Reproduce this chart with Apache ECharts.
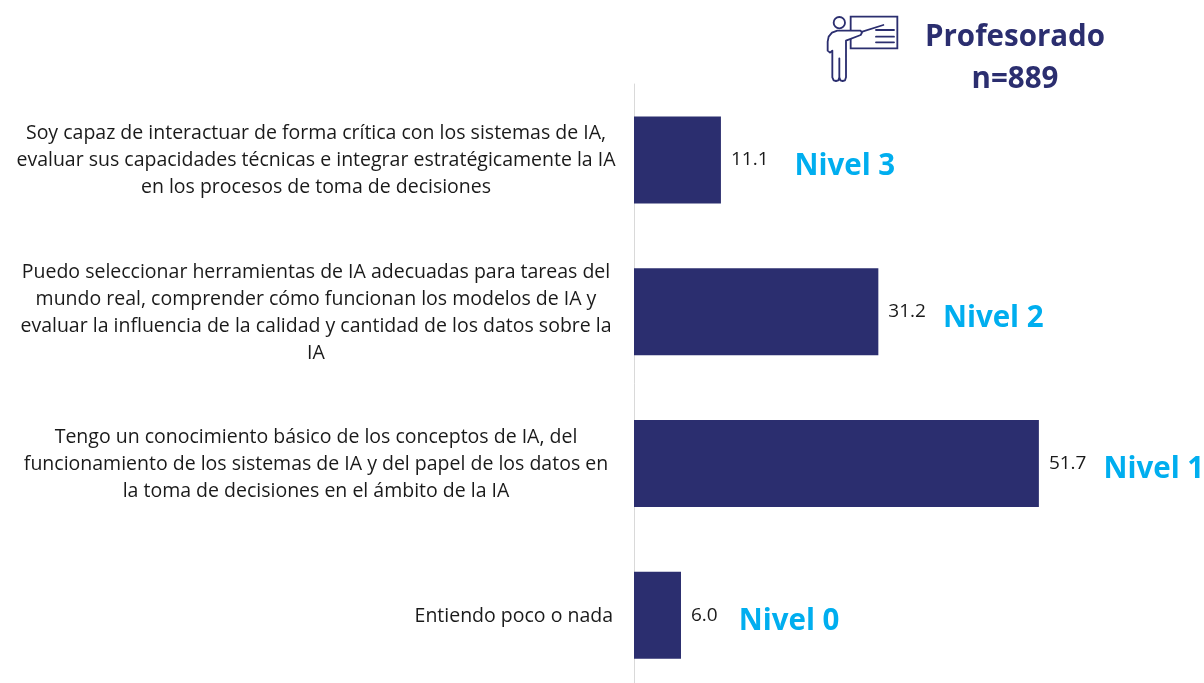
<!DOCTYPE html>
<html><head><meta charset="utf-8">
<style>html,body{margin:0;padding:0;background:#fff}#c{width:1204px;height:683px}</style>
<script src="https://cdn.jsdelivr.net/npm/echarts@6/dist/echarts.min.js"></script>
</head><body><div id="c"></div>
<script>
const categories = [
  "Soy capaz de interactuar de forma crítica con los sistemas de IA,\nevaluar sus capacidades técnicas e integrar estratégicamente la IA\nen los procesos de toma de decisiones",
  "Puedo seleccionar herramientas de IA adecuadas para tareas del\nmundo real, comprender cómo funcionan los modelos de IA y\nevaluar la influencia de la calidad y cantidad de los datos sobre la\nIA",
  "Tengo un conocimiento básico de los conceptos de IA, del\nfuncionamiento de los sistemas de IA y del papel de los datos en\nla toma de decisiones en el ámbito de la IA",
  "Entiendo poco o nada"
];
const values = [11.1, 31.2, 51.7, 6.0];
const niveles = ["Nivel 3", "Nivel 2", "Nivel 1", "Nivel 0"];
const titleLines = ["Profesorado", "n=889"];
const navy = "#2b2e6f", cyan = "#00aeef";
const font = "'Open Sans'";
const chart = echarts.init(document.getElementById('c'), null, {renderer:'canvas'});
const gapStyle = i => ['n26','n17','n17','n21'][i];
const nivelRich = pad => ({fontFamily:font,fontSize:29.5,fontWeight:700,color:cyan,padding:[13,0,0,pad]});
const iconStroke = {fill:'none',stroke:navy,lineWidth:5.5,lineJoin:'round',lineCap:'round'};
chart.setOption({
  animation:false,
  backgroundColor:'#fff',
  title:{
    text:titleLines.join("\n"), left:1010, top:12, textAlign:'center',
    textStyle:{fontFamily:font,fontSize:29.5,fontWeight:700,color:navy,lineHeight:42}
  },
  grid:{left:634,top:84,right:21.8,bottom:-8,containLabel:false,outerBoundsMode:'none'},
  xAxis:{type:'value',min:0,max:70,show:false},
  yAxis:{type:'category',inverse:true,data:categories,
    axisLine:{show:true,lineStyle:{color:'#d9d9d9',width:1}},
    axisTick:{show:false},
    axisLabel:{
      interval:0,align:'center',margin:318,padding:[2,0,0,0],fontFamily:font,fontSize:19.5,color:'#1a1a1a',lineHeight:27,
      formatter:(v,i)=>i===3?'{r|'+v+'}':v,
      rich:{r:{fontFamily:font,fontSize:19.5,color:'#1a1a1a',width:594,align:'right'}}
    }
  },
  series:[{
    type:'bar',data:values,barWidth:87,itemStyle:{color:navy},
    label:{show:true,position:'right',distance:10,
      formatter:p=>'{v|'+p.value.toFixed(1)+'}{'+gapStyle(p.dataIndex)+'|'+niveles[p.dataIndex]+'}',
      rich:{v:{fontFamily:font,fontSize:19,color:'#1a1a1a'},n26:nivelRich(26),n17:nivelRich(17),n21:nivelRich(21)}
    }
  }],
  graphic:[{
    type:'group',x:810,y:0,scaleX:1/3,scaleY:1/3,silent:true,
    children:[
      {type:'rect',shape:{x:122,y:50,width:140,height:95},style:{fill:'none',stroke:navy,lineWidth:5.5}},
      {type:'circle',shape:{cx:88,cy:68,r:17},style:{fill:'#fff',stroke:navy,lineWidth:5.5}},
      {type:'line',shape:{x1:150,y1:97,x2:220,y2:75},style:iconStroke},
      {type:'line',shape:{x1:198,y1:90,x2:252,y2:90},style:iconStroke},
      {type:'line',shape:{x1:198,y1:110,x2:252,y2:110},style:iconStroke},
      {type:'line',shape:{x1:198,y1:127,x2:252,y2:127},style:iconStroke},
      {type:'polygon',shape:{points:[[152,92],[82,92],[66,98],[56,110],[53,125],[53,152],[60,158],[67,152],[67,232],[71,241],[78,243],[85,241],[88,232],[88,175],[88,232],[91,241],[98,243],[105,241],[108,232],[108,122],[152,105],[156,98]]},style:{fill:'#fff',stroke:navy,lineWidth:5.5,lineJoin:'round'}}
    ]
  }]
});
</script></body></html>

_ _ _

(EXERCISE GOAL)
Without the images, write out each line of the data verbatim.

(RESULT OF THIS EXERCISE)
Reproduce this chart with Apache ECharts.
<!DOCTYPE html>
<html><head><meta charset="utf-8">
<style>html,body{margin:0;padding:0;background:#fff}#c{width:1204px;height:683px}</style>
<script src="https://cdn.jsdelivr.net/npm/echarts@6/dist/echarts.min.js"></script>
</head><body><div id="c"></div>
<script>
const categories = [
  "Soy capaz de interactuar de forma crítica con los sistemas de IA,\nevaluar sus capacidades técnicas e integrar estratégicamente la IA\nen los procesos de toma de decisiones",
  "Puedo seleccionar herramientas de IA adecuadas para tareas del\nmundo real, comprender cómo funcionan los modelos de IA y\nevaluar la influencia de la calidad y cantidad de los datos sobre la\nIA",
  "Tengo un conocimiento básico de los conceptos de IA, del\nfuncionamiento de los sistemas de IA y del papel de los datos en\nla toma de decisiones en el ámbito de la IA",
  "Entiendo poco o nada"
];
const values = [11.1, 31.2, 51.7, 6.0];
const niveles = ["Nivel 3", "Nivel 2", "Nivel 1", "Nivel 0"];
const titleLines = ["Profesorado", "n=889"];
const navy = "#2b2e6f", cyan = "#00aeef";
const font = "'Open Sans'";
const chart = echarts.init(document.getElementById('c'), null, {renderer:'canvas'});
const gapStyle = i => ['n26','n17','n17','n21'][i];
const nivelRich = pad => ({fontFamily:font,fontSize:29.5,fontWeight:700,color:cyan,padding:[13,0,0,pad]});
const iconStroke = {fill:'none',stroke:navy,lineWidth:5.5,lineJoin:'round',lineCap:'round'};
chart.setOption({
  animation:false,
  backgroundColor:'#fff',
  title:{
    text:titleLines.join("\n"), left:1010, top:12, textAlign:'center',
    textStyle:{fontFamily:font,fontSize:29.5,fontWeight:700,color:navy,lineHeight:42}
  },
  grid:{left:634,top:84,right:21.8,bottom:-8,containLabel:false,outerBoundsMode:'none'},
  xAxis:{type:'value',min:0,max:70,show:false},
  yAxis:{type:'category',inverse:true,data:categories,
    axisLine:{show:true,lineStyle:{color:'#d9d9d9',width:1}},
    axisTick:{show:false},
    axisLabel:{
      interval:0,align:'center',margin:318,padding:[2,0,0,0],fontFamily:font,fontSize:19.5,color:'#1a1a1a',lineHeight:27,
      formatter:(v,i)=>i===3?'{r|'+v+'}':v,
      rich:{r:{fontFamily:font,fontSize:19.5,color:'#1a1a1a',width:594,align:'right'}}
    }
  },
  series:[{
    type:'bar',data:values,barWidth:87,itemStyle:{color:navy},
    label:{show:true,position:'right',distance:10,
      formatter:p=>'{v|'+p.value.toFixed(1)+'}{'+gapStyle(p.dataIndex)+'|'+niveles[p.dataIndex]+'}',
      rich:{v:{fontFamily:font,fontSize:19,color:'#1a1a1a'},n26:nivelRich(26),n17:nivelRich(17),n21:nivelRich(21)}
    }
  }],
  graphic:[{
    type:'group',x:810,y:0,scaleX:1/3,scaleY:1/3,silent:true,
    children:[
      {type:'rect',shape:{x:122,y:50,width:140,height:95},style:{fill:'none',stroke:navy,lineWidth:5.5}},
      {type:'circle',shape:{cx:88,cy:68,r:17},style:{fill:'#fff',stroke:navy,lineWidth:5.5}},
      {type:'line',shape:{x1:150,y1:97,x2:220,y2:75},style:iconStroke},
      {type:'line',shape:{x1:198,y1:90,x2:252,y2:90},style:iconStroke},
      {type:'line',shape:{x1:198,y1:110,x2:252,y2:110},style:iconStroke},
      {type:'line',shape:{x1:198,y1:127,x2:252,y2:127},style:iconStroke},
      {type:'polygon',shape:{points:[[152,92],[82,92],[66,98],[56,110],[53,125],[53,152],[60,158],[67,152],[67,232],[71,241],[78,243],[85,241],[88,232],[88,175],[88,232],[91,241],[98,243],[105,241],[108,232],[108,122],[152,105],[156,98]]},style:{fill:'#fff',stroke:navy,lineWidth:5.5,lineJoin:'round'}}
    ]
  }]
});
</script></body></html>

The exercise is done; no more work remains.